BHP Billiton Ltd chief executive Chip Goodyear has said the price of crude oil could fall up to $US20 per barrel in the next 12 months. When asked to estimate the price of oil per barrel in 12 months time, Mr Goodyear said: "I think you are looking at a range of probably $US40-$US50 (per barrel)". Mr Goodyear was speaking at the Forbes Global CEO Conference in Sydney.
There seems to be a few demonstrations going on around the city today against the conference, though I haven't seen anything around my neck of the woods other than a few helicopters circling and the occasional police car heading north.
Treasurer Peter Costello was on TV tonight showing that he is just as out of touch with the global oil market is he is with a lot of issues within the country, saying that the solution to high oil prices was international pressure on OPEC to pump more oil. Perhaps they should have asked Malcolm Turnbull for a more informed view.
Mr Costello told Southern Cross Radio that higher output from oil producers is the best way to bring petrol prices down. "I think we've got to raise our voice about OPEC and the production of oil," he said.
"If the world could get the production of oil increased, that would be the most concrete thing that could lead to a lowering of the petrol price," he said.
The Christian Science Monitor has an interesting article on the proposed Iranian oil bourse - "Iran's oil gambit - and potential affront to the US", the creation of which is probably the worst sin the mullahs could commit in the eyes of the US government. As Malcolm Fraser would say - achieving global hegemony wasn't meant to be easy.
The Iranian government's plans to create an oil exchange fit into a strategy of weakening US economic hegemony.
Is the biggest threat Iran poses to the United States really its nuclear ambitions - or is it petropolitics?
James Howard Kunstler has a guest column today from Dmitry Podborits who takes a dim view of the Freakonomics take on peak oil.
The scariest thing for me here is not the flimsiness and the stupidity of the rebuttal, but the CONFIDENCE and the LACK OF INTEREST IN THE REALITIES OF THE WORLD that they are pronounced with. Even scarier, however, is that these commentators are smart people with high IQ, regarded throughout the world as authorities in economics. When these two talk, many listen.
Of course people respond to incentives! Of course markets will attempt (as they have been attempting for a long time, without success) to find substitutes within the same basic economic structure.
However, is there a physical law stating that an adequate substitute, fitting into any existing infrastructure and cost structure, and satisfying the needs of any living arrangement, has to exist? I wish the freakonomists were there with me during my various travels -- from Mexico to Greece to Alaska -- where I saw communities of various scales abandoned and in ruins because the populace couldn't find at sufficient cost and quantities the resources they have come to depend upon, from water to arable soil to fish in the sea to mineable minerals. What if the vast literature dedicated to discussing the inadequacy of all currently known putative replacements for cheap oil has a point?

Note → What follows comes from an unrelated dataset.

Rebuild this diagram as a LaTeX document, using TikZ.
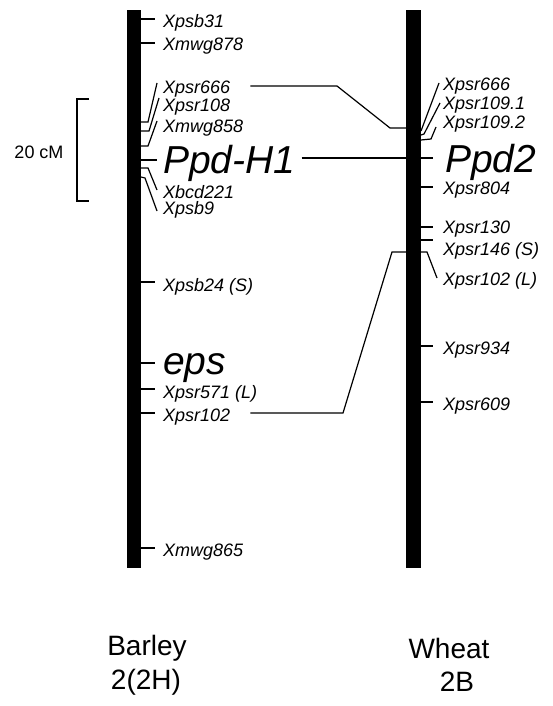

One of my pet gripes with the seemingly commonly held view amongst Libertarians and economists that peak oil isn't a problem as "the market will take care of it" is my belief that the market doesn't guarantee anything other than "efficent" allocation of resources and balancing supply and demand via prices - nothing more. If you can't find a better replacement for a particular good or service you have to make do with an inferior one - the market won't conjure a better, cheaper and less environmentally harmful one out of thin air, no matter how hard you believe it will happen.

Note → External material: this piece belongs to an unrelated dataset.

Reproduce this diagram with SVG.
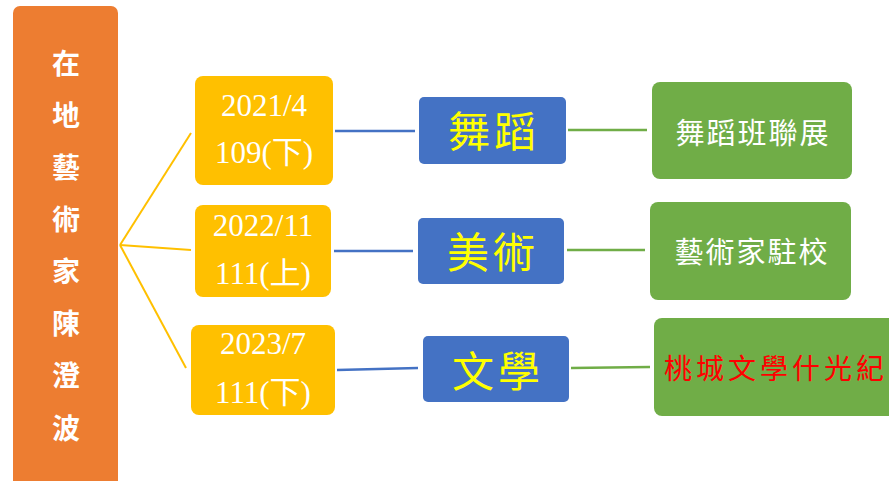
<svg xmlns="http://www.w3.org/2000/svg" width="889" height="481" viewBox="0 0 889 481">
<style>
.orange{fill:#ED7D31}
.yellow{fill:#FFC000}
.blue{fill:#4472C4}
.green{fill:#70AD47}
.vt{font-family:"Noto Sans CJK TC","Noto Sans CJK SC",sans-serif;font-weight:bold;font-size:28px;fill:#FFFFFF;text-anchor:middle;dominant-baseline:central}
.dt{font-family:"Liberation Serif","Noto Sans CJK TC",serif;font-size:31px;fill:#FFFFFF;text-anchor:middle}
.bt{font-family:"Noto Sans CJK TC","Noto Sans CJK SC",sans-serif;font-size:42px;fill:#FFFF00;text-anchor:middle;dominant-baseline:central;letter-spacing:4px}
.gt{font-family:"Noto Sans CJK TC","Noto Sans CJK SC",sans-serif;font-size:29px;fill:#FFFFFF;text-anchor:middle;dominant-baseline:central;letter-spacing:2px}
.rt{fill:#FF0000}
.ly{stroke:#FFC000;stroke-width:2;fill:none}
.lb{stroke:#4472C4;stroke-width:2.5;fill:none}
.lg{stroke:#70AD47;stroke-width:2.5;fill:none}
</style>
<rect width="889" height="481" fill="#FFFFFF"/>
<g id="connectors">
<line class="ly" x1="120" y1="245" x2="191" y2="133"/>
<line class="ly" x1="120" y1="245" x2="191" y2="250"/>
<line class="ly" x1="120" y1="245" x2="186" y2="368"/>
<line class="lb" x1="335" y1="131" x2="415" y2="131"/>
<line class="lb" x1="334" y1="251" x2="413" y2="251"/>
<line class="lb" x1="337" y1="370" x2="418" y2="368"/>
<line class="lg" x1="568" y1="130" x2="647" y2="130"/>
<line class="lg" x1="567" y1="250" x2="645" y2="250"/>
<line class="lg" x1="571" y1="368" x2="650" y2="367"/>
</g>
<g id="root">
<rect class="orange" x="13" y="6" width="105" height="482" rx="7"/>
<text class="vt" x="66" y="62">在</text>
<text class="vt" x="66" y="114">地</text>
<text class="vt" x="66" y="166">藝</text>
<text class="vt" x="66" y="218">術</text>
<text class="vt" x="66" y="270">家</text>
<text class="vt" x="66" y="322">陳</text>
<text class="vt" x="66" y="374">澄</text>
<text class="vt" x="66" y="427">波</text>
</g>
<g id="date1">
<rect class="yellow" x="195" y="76" width="138" height="109" rx="8"/>
<text class="dt" x="264" y="116">2021/4</text>
<text class="dt" x="264" y="163">109(下)</text>
</g>
<g id="date2">
<rect class="yellow" x="195" y="205" width="136" height="92" rx="8"/>
<text class="dt" x="263" y="236">2022/11</text>
<text class="dt" x="263" y="284">111(上)</text>
</g>
<g id="date3">
<rect class="yellow" x="191" y="325" width="144" height="90" rx="8"/>
<text class="dt" x="263" y="354">2023/7</text>
<text class="dt" x="263" y="403">111(下)</text>
</g>
<g id="cat1">
<rect class="blue" x="419" y="97" width="147" height="67" rx="5"/>
<text class="bt" x="494" y="128">舞蹈</text>
</g>
<g id="cat2">
<rect class="blue" x="418" y="218" width="146" height="66" rx="5"/>
<text class="bt" x="493" y="249">美術</text>
</g>
<g id="cat3">
<rect class="blue" x="423" y="336" width="146" height="66" rx="5"/>
<text class="bt" x="498" y="368">文學</text>
</g>
<g id="event1">
<rect class="green" x="652" y="82" width="200" height="97" rx="8"/>
<text class="gt" x="753" y="131">舞蹈班聯展</text>
</g>
<g id="event2">
<rect class="green" x="650" y="202" width="201" height="98" rx="8"/>
<text class="gt" x="752" y="250">藝術家駐校</text>
</g>
<g id="event3">
<rect class="green" x="654" y="318" width="245" height="98" rx="8"/>
<text class="gt rt" x="776" y="367" style="font-size:28px;letter-spacing:4px">桃城文學什光紀</text>
</g>
</svg>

Andrew McNamara said much the same thing in his recent interview:
I guess there is a broad issue here that, in terms of advice governments get, we rely on economists, and I don't want to nag economists as a class, there nice people, some of my best friends are economists, but there's this belief that the price mechanism will sort out all problems, that supply and demand will come into equilibrium eventually and that the rising price of any good will make alternatives more attractive and make exploration and development of that particular product more attractive and therefore more will be found. The underpinnings of that analysis are that there is always more to be found, that there is no natural limit, and I guess there's a clash between the man-made laws of economics and the universal fundamentals of the laws of physics, and I think the laws of physics are always going to win. So, as we find oil, for example, becoming more and more expensive to find, it doesn't mean that, with the price of oil going up it'll always be worthwhile doing it. If it costs you more than a barrel of oil to get a barrel of oil out of the ground, then it doesn't matter whether the barrel of oil's worth a hundred dollars or a million dollars, it's not worth doing.

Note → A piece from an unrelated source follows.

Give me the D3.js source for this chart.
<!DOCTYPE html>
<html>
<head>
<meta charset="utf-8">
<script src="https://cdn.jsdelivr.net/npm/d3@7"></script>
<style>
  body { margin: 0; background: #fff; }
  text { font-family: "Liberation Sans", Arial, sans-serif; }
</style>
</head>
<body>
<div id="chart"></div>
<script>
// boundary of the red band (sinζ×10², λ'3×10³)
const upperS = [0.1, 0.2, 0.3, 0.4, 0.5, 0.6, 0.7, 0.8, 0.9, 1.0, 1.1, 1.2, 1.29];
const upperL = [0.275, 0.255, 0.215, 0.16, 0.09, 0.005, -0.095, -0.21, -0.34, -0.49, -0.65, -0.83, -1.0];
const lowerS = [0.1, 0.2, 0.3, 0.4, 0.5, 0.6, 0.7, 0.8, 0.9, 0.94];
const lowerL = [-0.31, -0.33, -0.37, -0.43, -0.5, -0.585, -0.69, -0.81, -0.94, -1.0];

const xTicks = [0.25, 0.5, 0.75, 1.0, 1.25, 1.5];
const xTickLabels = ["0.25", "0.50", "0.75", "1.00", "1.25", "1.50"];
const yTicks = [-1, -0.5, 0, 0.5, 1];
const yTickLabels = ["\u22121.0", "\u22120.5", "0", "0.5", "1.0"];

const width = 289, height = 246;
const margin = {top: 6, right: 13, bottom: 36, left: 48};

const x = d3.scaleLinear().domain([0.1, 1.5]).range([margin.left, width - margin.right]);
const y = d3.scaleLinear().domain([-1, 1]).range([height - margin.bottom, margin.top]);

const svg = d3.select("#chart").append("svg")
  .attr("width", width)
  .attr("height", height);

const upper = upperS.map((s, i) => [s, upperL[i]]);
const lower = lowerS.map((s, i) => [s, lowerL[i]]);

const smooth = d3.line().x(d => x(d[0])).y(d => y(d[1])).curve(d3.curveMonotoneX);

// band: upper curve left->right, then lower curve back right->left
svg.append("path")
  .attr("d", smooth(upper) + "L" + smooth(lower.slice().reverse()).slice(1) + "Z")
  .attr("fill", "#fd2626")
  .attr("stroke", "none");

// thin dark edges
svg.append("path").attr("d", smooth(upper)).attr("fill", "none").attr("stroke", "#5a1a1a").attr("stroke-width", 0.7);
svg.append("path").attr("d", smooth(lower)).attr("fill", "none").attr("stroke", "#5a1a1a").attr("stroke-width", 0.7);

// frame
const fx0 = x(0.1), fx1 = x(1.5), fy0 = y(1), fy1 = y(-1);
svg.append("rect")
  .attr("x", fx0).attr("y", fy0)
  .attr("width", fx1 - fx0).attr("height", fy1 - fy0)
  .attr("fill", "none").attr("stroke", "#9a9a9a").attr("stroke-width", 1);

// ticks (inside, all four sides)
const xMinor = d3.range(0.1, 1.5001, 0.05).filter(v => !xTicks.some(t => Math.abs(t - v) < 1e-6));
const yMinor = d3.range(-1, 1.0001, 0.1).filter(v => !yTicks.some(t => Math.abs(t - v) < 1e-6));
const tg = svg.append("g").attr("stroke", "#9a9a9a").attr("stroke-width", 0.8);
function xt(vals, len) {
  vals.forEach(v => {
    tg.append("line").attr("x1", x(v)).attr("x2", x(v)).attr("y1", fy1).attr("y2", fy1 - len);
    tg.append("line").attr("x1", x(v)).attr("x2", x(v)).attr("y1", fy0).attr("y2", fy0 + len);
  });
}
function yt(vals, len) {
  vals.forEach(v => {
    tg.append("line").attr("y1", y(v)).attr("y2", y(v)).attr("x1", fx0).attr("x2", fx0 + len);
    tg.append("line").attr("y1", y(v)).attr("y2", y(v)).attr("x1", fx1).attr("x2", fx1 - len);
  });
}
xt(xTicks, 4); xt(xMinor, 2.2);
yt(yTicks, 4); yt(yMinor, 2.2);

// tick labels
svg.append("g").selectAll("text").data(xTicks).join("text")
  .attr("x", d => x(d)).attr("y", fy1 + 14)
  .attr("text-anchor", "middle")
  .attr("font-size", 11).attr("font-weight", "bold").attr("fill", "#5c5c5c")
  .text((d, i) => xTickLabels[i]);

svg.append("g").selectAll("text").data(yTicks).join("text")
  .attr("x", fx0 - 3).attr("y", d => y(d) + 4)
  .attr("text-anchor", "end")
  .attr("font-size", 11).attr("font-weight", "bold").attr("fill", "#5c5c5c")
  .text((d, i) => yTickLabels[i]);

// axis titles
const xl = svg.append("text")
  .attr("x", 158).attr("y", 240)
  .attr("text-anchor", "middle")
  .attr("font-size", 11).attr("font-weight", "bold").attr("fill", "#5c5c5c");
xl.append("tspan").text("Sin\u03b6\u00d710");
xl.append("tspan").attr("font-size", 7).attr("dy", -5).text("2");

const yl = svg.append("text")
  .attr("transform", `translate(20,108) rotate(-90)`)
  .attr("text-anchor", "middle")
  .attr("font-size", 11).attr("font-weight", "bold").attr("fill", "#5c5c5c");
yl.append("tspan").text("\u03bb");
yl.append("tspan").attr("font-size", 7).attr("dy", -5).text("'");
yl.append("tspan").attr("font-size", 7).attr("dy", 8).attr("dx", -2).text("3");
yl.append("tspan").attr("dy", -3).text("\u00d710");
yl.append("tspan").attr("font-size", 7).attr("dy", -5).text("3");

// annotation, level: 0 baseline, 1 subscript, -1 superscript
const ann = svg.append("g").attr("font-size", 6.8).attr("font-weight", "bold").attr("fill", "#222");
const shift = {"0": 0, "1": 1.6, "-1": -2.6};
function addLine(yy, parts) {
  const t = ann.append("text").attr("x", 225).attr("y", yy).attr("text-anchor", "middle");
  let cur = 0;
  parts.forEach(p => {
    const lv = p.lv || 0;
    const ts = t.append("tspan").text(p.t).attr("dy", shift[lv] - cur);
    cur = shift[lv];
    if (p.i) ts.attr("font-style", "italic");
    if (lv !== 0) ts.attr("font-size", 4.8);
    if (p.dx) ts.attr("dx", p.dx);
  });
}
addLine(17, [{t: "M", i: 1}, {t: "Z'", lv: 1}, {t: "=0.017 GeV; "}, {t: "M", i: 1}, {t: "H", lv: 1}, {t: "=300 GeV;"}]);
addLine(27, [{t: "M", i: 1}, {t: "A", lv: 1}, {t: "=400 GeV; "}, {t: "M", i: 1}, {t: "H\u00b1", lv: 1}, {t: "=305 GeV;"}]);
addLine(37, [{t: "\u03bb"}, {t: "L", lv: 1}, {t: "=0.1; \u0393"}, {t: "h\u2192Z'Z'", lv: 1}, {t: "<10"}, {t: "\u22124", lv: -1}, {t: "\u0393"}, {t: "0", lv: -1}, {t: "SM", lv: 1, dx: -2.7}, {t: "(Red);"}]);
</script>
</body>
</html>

Rigzone reports that "Resources Under Somalia May Once Again Become Accessible", with "Chevron and ConocoPhillips crossing their fingers that their former concessions in northern Somalia will be honored now that the country is coming out of nearly a decade and a half of chaos." Given that the transitional government hasn't dared base itself inside the country yet I'd say this could be a slow process.
While many Western countries were looking at Somalia's resources before the country's descent into civil war, those countries may find getting their concessions back not as easy as getting them in the old days. Some concessions formerly held are now hard to trace because they existed in parts of the country that are no longer parts of the current country. New concessions may be hard to get as the government attempts to legislate the management of its natural resources before it gives its okay to explore and pull any of those resources out of the ground.
Treehugger has a number of interesting posts today, inlcuding one on rising oil prices boosting the value of recycled plastic, one on US tax credits for installing solar energy systems and finally an example of energy waste par excellence - skiing in Dubai.
Finally, in an example of how long it takes to arrest environmental changes, the BBC reports on major ozone loss over Antarctic.
New readings from the European satellite Envisat suggest that this year's southern hemisphere ozone hole may be one of the largest on record. The hole covers an area of 10 million sq km (four million sq miles) - approximately the same size as Europe. It is expected to continue expanding for two to three weeks.
There have been signs over the last two years that damage to the ozone layer has reduced, but a full recovery is not expected until around 2050.